In logic, inference is the process by which one proposition (the conclusion) is arrived at on the basis of one or more other propositions (premises). Immediate inference is a type of deductive inference where the conclusion is drawn directly from a single premise. Unlike mediate inference (syllogism), there is no middle term used to link concepts.
Conversion is an immediate inference produced by interchanging the subject and predicate terms of a categorical proposition.
Obversion involves changing the quality of the proposition (affirmative to negative or vice versa) and replacing the predicate term with its contradictory term (complement).
| Original Proposition | Obverse Form |
|---|---|
| A: All S is P | E: No S is non-P |
| E: No S is P | A: All S is non-P |
| I: Some S is P | O: Some S is not non-P |
| O: Some S is not P | I: Some S is non-P |
Rule: The truth value of the original and the obverse remains exactly the same.

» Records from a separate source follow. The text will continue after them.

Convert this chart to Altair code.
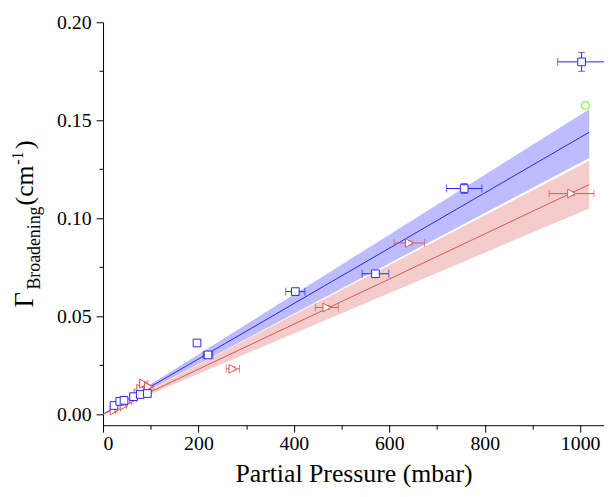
import altair as alt
import pandas as pd

# ---- data ----
blue_x = [23, 35, 44, 64, 78, 93, 197, 220, 403, 571, 757, 1003]
blue_y = [0.0045, 0.0066, 0.0071, 0.0090, 0.0101, 0.0106, 0.0364, 0.0303, 0.0626, 0.0717, 0.1152, 0.1798]
blue_xerr = [2, 3, 3, 4, 5, 6, 5, 10, 20, 28, 37, 50]
blue_yerr = [0.0006, 0.0006, 0.0006, 0.0007, 0.0007, 0.0008, 0.0012, 0.0012, 0.0015, 0.0015, 0.0025, 0.0048]

red_x = [23, 33, 44, 54, 64, 73, 79, 85, 95, 272, 469, 642, 982]
red_y = [0.0020, 0.0035, 0.0045, 0.0066, 0.0080, 0.0106, 0.0130, 0.0157, 0.0140, 0.0232, 0.0545, 0.0874, 0.1126]
red_xerr = [3, 4, 5, 5, 6, 7, 8, 9, 10, 14, 24, 32, 47]
red_yerr = [0.0008, 0.0008, 0.0008, 0.0008, 0.0009, 0.0009, 0.0010, 0.0010, 0.0010, 0.0010, 0.0010, 0.0010, 0.0010]

green_x = [1011]
green_y = [0.1576]
green_xerr = [0]
green_yerr = [0.0015]

fit_x = [0, 1019]
blue_fit = [0.0, 0.1439]
blue_lo = [0.0, 0.1308]
blue_hi = [0.0, 0.1556]
red_fit = [0.0, 0.1172]
red_lo = [0.0, 0.1050]
red_hi = [0.0, 0.1293]

x_all = [0, 100, 200, 300, 400, 500, 600, 700, 800, 900, 1000]
y_all = [0.0, 0.025, 0.05, 0.075, 0.1, 0.125, 0.15, 0.175, 0.2]

BLUE = "#2626ff"
BLUE_BAND = "#b0b0ff"
RED = "#e05555"
RED_BAND = "#f3c6c6"
GREEN = "#88ee44"
FONT = "Times New Roman, Liberation Serif, Times, serif"

xs = alt.Scale(domain=[0, 1050], nice=False, zero=False)
ys = alt.Scale(domain=[-0.00556, 0.2], nice=False, zero=False)

xaxis = alt.Axis(
    values=x_all,
    format="d",
    labelExpr="datum.value % 200 === 0 ? datum.label : ''",
    tickSize=alt.condition("datum.value % 200 === 0", alt.value(7), alt.value(4)),
    title="Partial Pressure (mbar)",
    titlePadding=7,
    labelPadding=2,
    grid=False,
)
yaxis = alt.Axis(
    values=y_all,
    format=".2f",
    labelExpr="round(datum.value * 1000) % 50 === 0 ? datum.label : ''",
    tickSize=alt.condition("round(datum.value * 1000) % 50 === 0", alt.value(7), alt.value(4)),
    title="",
    labelPadding=5,
    grid=False,
)


def X(f):
    return alt.X(f, type="quantitative", scale=xs, axis=xaxis)


def Y(f):
    return alt.Y(f, type="quantitative", scale=ys, axis=yaxis)


def mk(xv, yv, xe, ye):
    df = pd.DataFrame({"x": xv, "y": yv, "xe": xe, "ye": ye})
    df["xlo"] = df["x"] - df["xe"]
    df["xhi"] = df["x"] + df["xe"]
    df["ylo"] = df["y"] - df["ye"]
    df["yhi"] = df["y"] + df["ye"]
    return df


blue_df = mk(blue_x, blue_y, blue_xerr, blue_yerr)
red_df = mk(red_x, red_y, red_xerr, red_yerr)
green_df = mk(green_x, green_y, green_xerr, green_yerr)

fit_df = pd.DataFrame({"x": fit_x, "bf": blue_fit, "blo": blue_lo, "bhi": blue_hi,
                       "rf": red_fit, "rlo": red_lo, "rhi": red_hi})


def err_layers(df, color, with_x=True):
    layers = []
    if with_x:
        layers.append(alt.Chart(df).mark_rule(color=color, strokeWidth=1).encode(
            x=X("xlo"), x2="xhi", y=Y("y")))
        caps = pd.concat([
            pd.DataFrame({"cx": df["xlo"], "cy": df["y"]}),
            pd.DataFrame({"cx": df["xhi"], "cy": df["y"]}),
        ])
        layers.append(alt.Chart(caps).mark_tick(color=color, orient="vertical", size=8, thickness=1).encode(
            x=X("cx"), y=Y("cy")))
    layers.append(alt.Chart(df).mark_rule(color=color, strokeWidth=1).encode(
        x=X("x"), y=Y("ylo"), y2="yhi"))
    vcaps = pd.concat([
        pd.DataFrame({"cx": df["x"], "cy": df["ylo"]}),
        pd.DataFrame({"cx": df["x"], "cy": df["yhi"]}),
    ])
    layers.append(alt.Chart(vcaps).mark_tick(color=color, orient="horizontal", size=7, thickness=1).encode(
        x=X("cx"), y=Y("cy")))
    return layers


blue_band = alt.Chart(fit_df).mark_area(color=BLUE_BAND, opacity=0.85).encode(x=X("x"), y=Y("blo"), y2="bhi")
red_band = alt.Chart(fit_df).mark_area(color=RED_BAND, opacity=0.9).encode(x=X("x"), y=Y("rlo"), y2="rhi")
blue_line = alt.Chart(fit_df).mark_line(color=BLUE, strokeWidth=1).encode(x=X("x"), y=Y("bf"))
red_line = alt.Chart(fit_df).mark_line(color=RED, strokeWidth=1).encode(x=X("x"), y=Y("rf"))

red_pts = alt.Chart(red_df).mark_point(shape="triangle-right", size=80, filled=True, fill="white",
                                       stroke=RED, strokeWidth=1, opacity=1).encode(x=X("x"), y=Y("y"))
blue_pts = alt.Chart(blue_df).mark_point(shape="square", size=60, filled=True, fill="white",
                                         stroke=BLUE, strokeWidth=1, opacity=1).encode(x=X("x"), y=Y("y"))
green_pts = alt.Chart(green_df).mark_point(shape="circle", size=60, filled=True, fill="white",
                                           stroke=GREEN, strokeWidth=1.2, opacity=1).encode(x=X("x"), y=Y("y"))

# y-axis title pieces (Γ_Broadening (cm^-1))
one = pd.DataFrame({"t": [0]})


def title_piece(txt, px, py, size):
    return alt.Chart(one).mark_text(text=txt, angle=270, align="left", baseline="alphabetic",
                                    font=FONT, fontSize=size, color="black").encode(
        x=alt.value(px), y=alt.value(py))


title_layers = [
    title_piece("Γ", -71, 288, 27),
    title_piece("Broadening", -64, 270, 18),
    title_piece("(cm", -71, 185, 26),
    title_piece("-1", -81, 144, 16),
    title_piece(")", -71, 128, 26),
]

layers = [blue_band, red_band, blue_line, red_line]
layers += err_layers(red_df, RED)
layers += err_layers(blue_df, BLUE)
layers += err_layers(green_df, GREEN, with_x=False)
layers += [red_pts, blue_pts, green_pts]
layers += title_layers

chart = alt.layer(*layers).properties(
    width=506, height=407,
    autosize=alt.AutoSizeParams(type="none"),
    padding={"left": 96, "top": 12, "right": 0, "bottom": 60},
).configure_view(stroke=None).configure_axis(
    labelFont=FONT, labelFontSize=20, labelColor="black",
    titleFont=FONT, titleFontSize=26, titleFontWeight="normal", titleColor="black",
    domainColor="black", tickColor="black", domainWidth=1, tickWidth=1,
)

chart.save("out.html", embed_options={"renderer": "svg", "actions": False})
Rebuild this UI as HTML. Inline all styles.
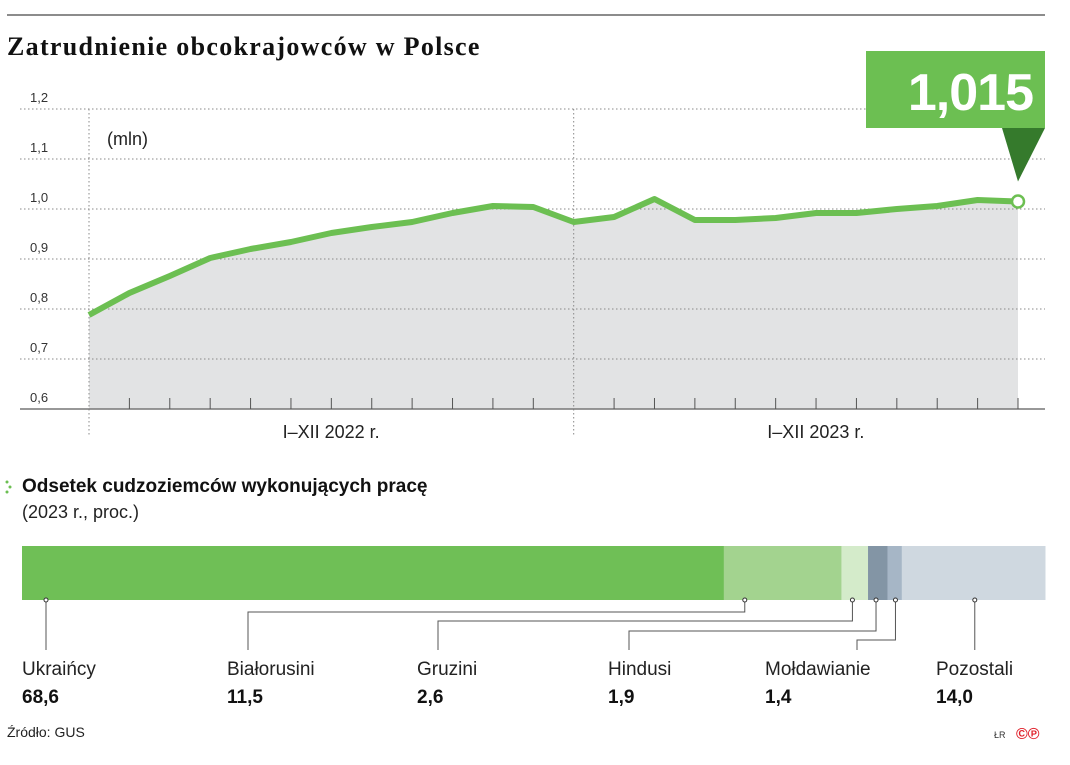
<!DOCTYPE html>
<html><head><meta charset="utf-8">
<style>
html,body{margin:0;padding:0;background:#fff;}
body{width:1070px;height:760px;overflow:hidden;font-family:"Liberation Sans",sans-serif;}
</style></head>
<body>
<svg id="chart" width="1070" height="760" xmlns="http://www.w3.org/2000/svg">
  <line x1="7" y1="15" x2="1045" y2="15" stroke="#666" stroke-width="1.5"/>
  <text x="7" y="55" font-family="Liberation Serif, serif" font-weight="bold" font-size="26" letter-spacing="1.3" fill="#111">Zatrudnienie obcokrajowców w Polsce</text>
  <g id="line-chart"></g>
  <g id="bar-chart"></g>
  <text x="7" y="737" font-size="14" fill="#222">Źródło: GUS</text>
  <text x="994" y="738" font-size="9" fill="#333">ŁR</text>
  <text x="1016" y="739" font-size="16" font-weight="bold" fill="#e0202a">©℗</text>
</svg>
<script>
const months = ["I","II","III","IV","V","VI","VII","VIII","IX","X","XI","XII","I","II","III","IV","V","VI","VII","VIII","IX","X","XI","XII"];
const employment = [0.788,0.832,0.866,0.902,0.92,0.934,0.952,0.964,0.974,0.992,1.006,1.004,0.974,0.984,1.02,0.978,0.978,0.982,0.992,0.992,1.0,1.006,1.018,1.015];
const yTicks = [0.6,0.7,0.8,0.9,1.0,1.1,1.2];
const yTickLabels = ["0,6","0,7","0,8","0,9","1,0","1,1","1,2"];
const yearLabels = ["I–XII 2022 r.","I–XII 2023 r."];
const calloutLabel = "1,015";

const groups = ["Ukraińcy","Białorusini","Gruzini","Hindusi","Mołdawianie","Pozostali"];
const shares = [68.6,11.5,2.6,1.9,1.4,14.0];
const shareLabels = ["68,6","11,5","2,6","1,9","1,4","14,0"];

const NS="http://www.w3.org/2000/svg";
function mk(tag,attrs,parent){const e=document.createElementNS(NS,tag);for(const k in attrs)e.setAttribute(k,attrs[k]);parent.appendChild(e);return e;}

const lc=document.getElementById('line-chart');
const x0=89,x1=1018,yBase=409;
const xS=i=>x0+i*(x1-x0)/(employment.length-1);
const yS=v=>yBase-(v-0.6)*500;
let pts=employment.map((v,i)=>xS(i)+','+yS(v)).join(' ');
const area=mk('polygon',{points:x0+','+yBase+' '+pts+' '+x1+','+yBase,fill:'#e2e3e4'},lc);


yTicks.forEach((t,i)=>{
  if(i>0){const g=mk('line',{x1:20,x2:1045,y1:yS(t),y2:yS(t),stroke:'#888','stroke-width':1,'stroke-dasharray':'1.5,2.5'},lc);
  
  }
  const tx=mk('text',{x:30,y:yS(t)-7,'font-size':13,fill:'#333'},lc);
  tx.textContent=yTickLabels[i];
  
  
});
[0,12].forEach(i=>{
  const v=mk('line',{x1:xS(i),x2:xS(i),y1:yS(1.2),y2:437,stroke:'#888','stroke-width':1,'stroke-dasharray':'1.5,2.5'},lc);
  
  
});
const ax=mk('line',{x1:20,x2:1045,y1:yBase,y2:yBase,stroke:'#777','stroke-width':1.5},lc);


months.forEach((m,i)=>{
  if(i===0||i===12)return;
  const t=mk('line',{x1:xS(i),x2:xS(i),y1:yBase-11,y2:yBase,stroke:'#555','stroke-width':1},lc);
  
  
});
yearLabels.forEach((l,k)=>{
  const t=mk('text',{x:(xS(k*12)+xS(k*12+11)+40)/2,y:438,'font-size':18,fill:'#222','text-anchor':'middle'},lc);
  t.textContent=l;
  
  
});
const unit=mk('text',{x:107,y:145,'font-size':18,fill:'#222'},lc);
unit.textContent='(mln)';


const ln=mk('polyline',{points:pts,fill:'none',stroke:'#6cbf52','stroke-width':6,'stroke-linejoin':'round'},lc);


const last=employment.length-1;
const cx=xS(last),cy=yS(employment[last]);
const tri=mk('polygon',{points:(cx-16)+',128 1045,128 '+cx+','+(cy-20),fill:'#357a2c'},lc);


const box=mk('rect',{x:866,y:51,width:179,height:77,fill:'#6cbf52'},lc);


const ct=mk('text',{x:1033,y:110,'font-size':52,'font-weight':'bold',fill:'#fff','text-anchor':'end','letter-spacing':'-1'},lc);
ct.textContent=calloutLabel;


const dot=mk('circle',{cx:cx,cy:cy,r:6,fill:'#fff',stroke:'#6cbf52','stroke-width':2.5},lc);



const bc=document.getElementById('bar-chart');
const st=mk('text',{x:22,y:492,'font-size':19,'font-weight':'bold',fill:'#111'},bc);
st.textContent='Odsetek cudzoziemców wykonujących pracę';


[[7,482],[10,487],[7,492]].forEach(p=>{const d=mk('circle',{cx:p[0],cy:p[1],r:1.5,fill:'#6cbf52'},bc);

});
const st2=mk('text',{x:22,y:518,'font-size':18,fill:'#222'},bc);
st2.textContent='(2023 r., proc.)';


const colors=['#6fbf56','#a3d38f','#d4ebca','#8395a5','#a6b6c6','#cfd8e0'];
const bx0=22,bx1=1045,by=546,bh=54;
const total=shares.reduce((a,b)=>a+b,0);
const wS=v=>v/total*(bx1-bx0);
const labelX=[22,227,417,608,765,936];
const anchorOff=[24,21,11,8,8,73];
const elbowY=[0,612,621,631,640,0];
let acc=bx0;
shares.forEach((s,i)=>{
  const r=mk('rect',{x:acc,y:by,width:wS(s)+0.5,height:bh,fill:colors[i]},bc);
  
  
  const mx=Math.min(acc+anchorOff[i], acc+wS(s)-2);
  acc+=wS(s);
  let d;
  if(i===0||i===5) d='M'+mx+' '+(by+bh)+' V650';
  else { const lx=i===4?857:labelX[i]+21; d='M'+mx+' '+(by+bh)+' V'+elbowY[i]+' H'+lx+' V650'; }
  const p=mk('path',{d:d,fill:'none',stroke:'#555','stroke-width':1},bc);
  
  
  const c=mk('circle',{cx:mx,cy:by+bh,r:2,fill:'#fff',stroke:'#333','stroke-width':1},bc);
  
  
  const n=mk('text',{x:labelX[i],y:675,'font-size':19,fill:'#222'},bc);
  n.textContent=groups[i];
  
  
  const v=mk('text',{x:labelX[i],y:703,'font-size':19,'font-weight':'bold',fill:'#111'},bc);
  v.textContent=shareLabels[i];
  
  
});
</script>
</body></html>
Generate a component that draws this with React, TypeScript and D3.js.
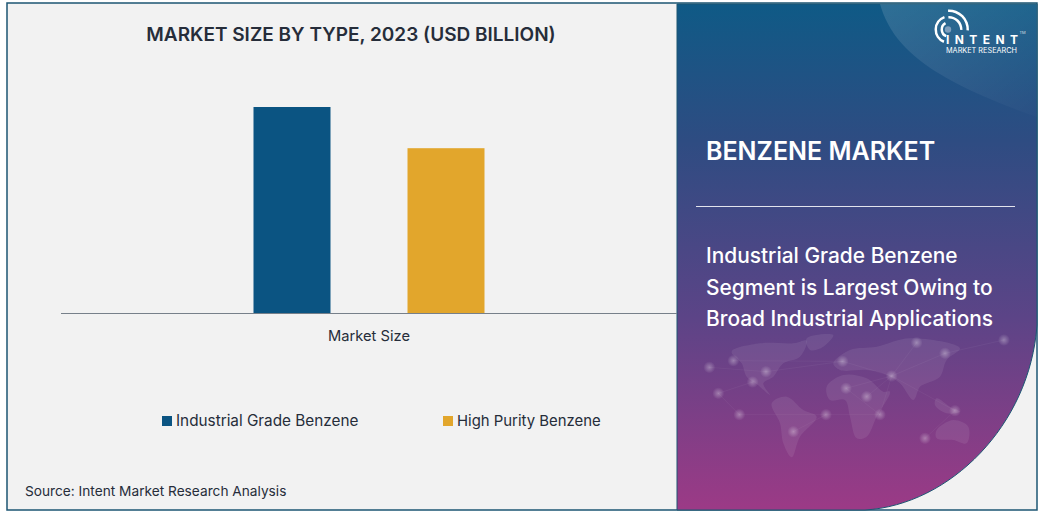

Contraposition is a complex immediate inference where the subject is replaced by the complement of the predicate, and the predicate is replaced by the complement of the subject.
The Square of Opposition describes the logical relationships between the four categorical propositions (A, E, I, O) when they share the same subject and predicate.
There is a fundamental difference in how traditional and modern logic interpret the "existence" of the subject.
Assumes Existential Import: Universal propositions (A, E) imply that the subject actually exists in the real world. All four relationships (contrary, subcontrary, subaltern, contradictory) are considered valid.
Rejects Existential Import for universals: Universal propositions are seen as hypothetical (If S exists, then P). Because of this, only the Contradictory relationship remains valid. Contraries, subcontraries, and subalternation are rejected in the Boolean interpretation.
Q: Why can't O-propositions be converted?
A: Because conversion would change the distribution of the terms. In "Some S is not P", P is distributed. If converted to "Some P is not S", S would become distributed, which wasn't the case in the premise.
Use "C-O-C" to remember the types of immediate inference: Conversion, Obversion, Contraposition.